## [EXERCISE AIM]
Scan the data below and pick out the lines containing the word "this".

___ ENTRIES PROVIDED ___

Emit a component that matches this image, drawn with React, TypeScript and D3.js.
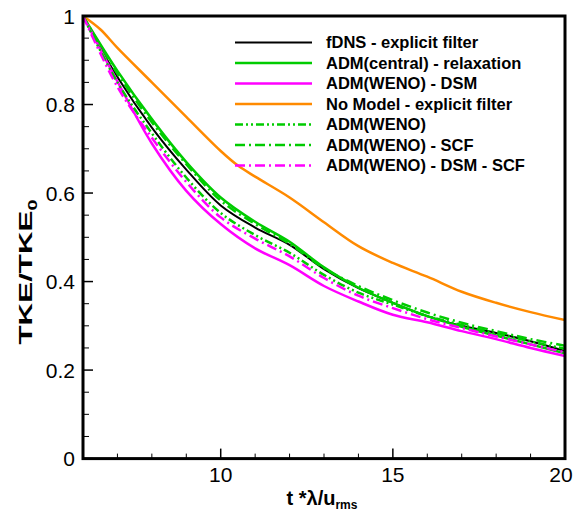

___
___ ENTRIES PROVIDED ___

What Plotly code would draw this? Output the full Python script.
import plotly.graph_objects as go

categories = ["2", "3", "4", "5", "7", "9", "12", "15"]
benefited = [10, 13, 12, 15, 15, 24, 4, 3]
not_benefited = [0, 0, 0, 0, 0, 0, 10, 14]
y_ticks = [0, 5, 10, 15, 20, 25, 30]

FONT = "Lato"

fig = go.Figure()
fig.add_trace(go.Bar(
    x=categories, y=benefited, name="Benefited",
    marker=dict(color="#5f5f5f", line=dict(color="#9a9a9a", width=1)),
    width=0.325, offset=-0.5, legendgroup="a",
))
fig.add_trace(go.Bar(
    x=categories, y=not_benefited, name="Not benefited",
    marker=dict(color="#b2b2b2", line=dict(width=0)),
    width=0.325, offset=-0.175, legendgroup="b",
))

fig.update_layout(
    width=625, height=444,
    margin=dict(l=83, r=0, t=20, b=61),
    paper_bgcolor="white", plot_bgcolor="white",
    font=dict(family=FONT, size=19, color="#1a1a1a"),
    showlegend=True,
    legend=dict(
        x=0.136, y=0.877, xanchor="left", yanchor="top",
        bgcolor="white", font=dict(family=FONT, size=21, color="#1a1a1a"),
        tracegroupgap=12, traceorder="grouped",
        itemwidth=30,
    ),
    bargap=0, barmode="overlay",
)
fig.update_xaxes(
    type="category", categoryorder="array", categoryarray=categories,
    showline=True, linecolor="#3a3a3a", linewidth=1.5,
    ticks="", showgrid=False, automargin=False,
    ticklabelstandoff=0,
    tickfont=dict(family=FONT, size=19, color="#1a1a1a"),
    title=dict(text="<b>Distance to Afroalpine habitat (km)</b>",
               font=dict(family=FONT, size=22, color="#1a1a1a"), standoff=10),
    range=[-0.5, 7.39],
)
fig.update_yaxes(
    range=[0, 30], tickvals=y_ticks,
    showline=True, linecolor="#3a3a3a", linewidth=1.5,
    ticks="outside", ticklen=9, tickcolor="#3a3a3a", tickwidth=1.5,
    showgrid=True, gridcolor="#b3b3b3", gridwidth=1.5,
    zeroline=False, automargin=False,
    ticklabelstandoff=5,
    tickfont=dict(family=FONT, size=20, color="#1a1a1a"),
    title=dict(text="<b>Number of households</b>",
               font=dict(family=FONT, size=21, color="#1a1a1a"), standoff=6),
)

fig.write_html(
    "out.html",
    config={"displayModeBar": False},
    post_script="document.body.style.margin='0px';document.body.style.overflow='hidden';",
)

___

## [FULL ANSWER]
Emit a component that matches this image, drawn with React, TypeScript and D3.js.
What Plotly code would draw this? Output the full Python script.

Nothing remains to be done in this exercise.